Война короля Карла I. Великий мятеж: переход от монархии к республике. 1641–1647 - Сесили Вероника Веджвуд
Шрифт:
Интервал:
Закладка:
Юридические знания Сент-Джона и его острый логический ум были весьма полезны партии Пима, но любили его далеко не все. «Смуглый и хмурый лицом, очень гордый, водящий знакомство лишь с теми немногими, кто разделял его настроение и склонности», он не был тем человеком, который после Пима мог бы взять на себя роль лидера. Совсем другим был его главный товарищ по палате общин молодой сэр Гарри Вейн. Его долгие годы называли «молодым», чтобы отличать от отца, старого сэра Гарри, но в то время он действительно был молод, около тридцати. Сын королевского чиновника, воспитанный в элегантном обходительном обществе, Вейн на всю жизнь сохранил изящные манеры, приобретенные в юности, и в тех случаях, когда его сердце не было глубоко затронуто, ловко находил способы управлять людьми. Однако в том, что касалось его религиозных чувств, он мог быть бескомпромиссным до фанатизма, и когда видел, или думал, что видит, какую-то желанную цель, то мог быть на удивление неразборчив в средствах. В детстве Гарри отличался веселым нравом и, по его собственным словам, был «предан доброму товариществу», но в пятнадцать лет пережил религиозную Реформацию и после этого, к большому разочарованию своей светской семьи, следовал внутреннему духовному свету, в какие бы переделки это его ни заводило. «Я, слава Богу, никогда не сделаю ничего, – писал он своему отцу, когда начались проблемы, – что противоречило бы моей чести и совести и за что я не был бы готов страдать». Такое умонастроение Вейн сохранил до конца своих дней. Но он был более интеллигентным, склонным к рефлексии и во многих отношениях более толерантным, чем большинство пуритан. Начитанный, наделенный беспокойным пытливым умом, мучимый сомнениями и открытый новым идеям, Гарри Вейн казался своим критикам переменчивым и бесчестным, но друзья знали его как человека, который искренне стремился постичь неуловимую истину. В качестве парламентского лидера он обладал обаянием и умением убеждать людей, которого недоставало грубоватому Кромвелю и неприступному Сент-Джону, к тому же был прекрасным оратором, спокойным, четким и рациональным.
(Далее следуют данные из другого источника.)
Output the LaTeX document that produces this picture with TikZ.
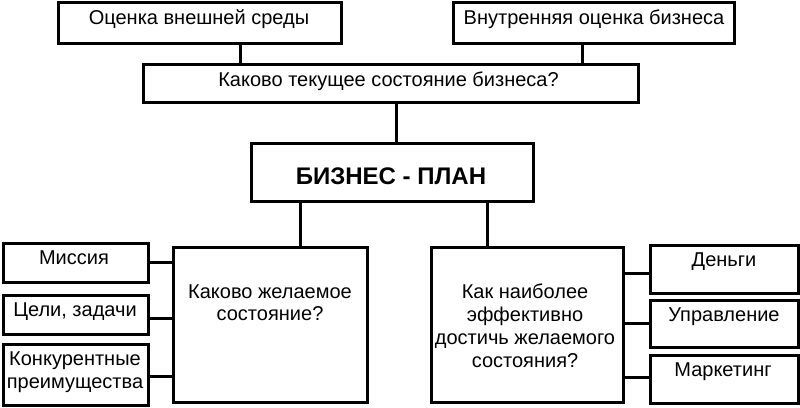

Несмотря на то что его неправильные черты – большой нос и светлые глаза навыкате – нельзя было назвать привлекательными, когда он начинал говорить, его лицо оживляло искреннее воодушевление, что вкупе с модно причесанными кудрями и хорошей фигурой оставляло яркое и приятное впечатление.
Вейн зафиксировал официальное заключение альянса с шотландцами, хотя ковенантеры понимали, что его религиозные симпатии не полностью соответствуют их собственным. Знали они и то, что представления Сент-Джона и Кромвеля от них еще дальше. Но на тот момент самым главным как для ковенантеров, так и для парламентариев являлась военная победа.
IV
До победы, казалось, еще далеко. Флот, который из-за действий роялистов с Запада и дюнкеркских пиратов был разбросан в разные стороны, не мог ни защитить суда лондонских купцов, ни предотвратить доставку войск из Ирландии. В Мидлендсе силы парламента были слишком слабы, чтобы остановить двигавшегося в направлении Чешира лорда Байрона, который расчищал ирландским войскам путь в Оксфорд. Вскоре, понадеявшись на раздоры и уныние в стане врага, маркиз Ньюкасл попытался подкупить полковника Хатчинсона, чтобы тот сдал замок Ноттингем. «Вам больше пристало бы, – ответил Хатчинсон, – прийти с десятью тысячами вооруженных солдат, чтобы штурмовать наши хорошо укрепленные стены, чем устраивать осаду честного сердца с помощью презренного золота». Высокое благородство этого ответа было сокрушительным, но сам факт, что подобное предложение было сделано, указывал на слабость парламентской партии.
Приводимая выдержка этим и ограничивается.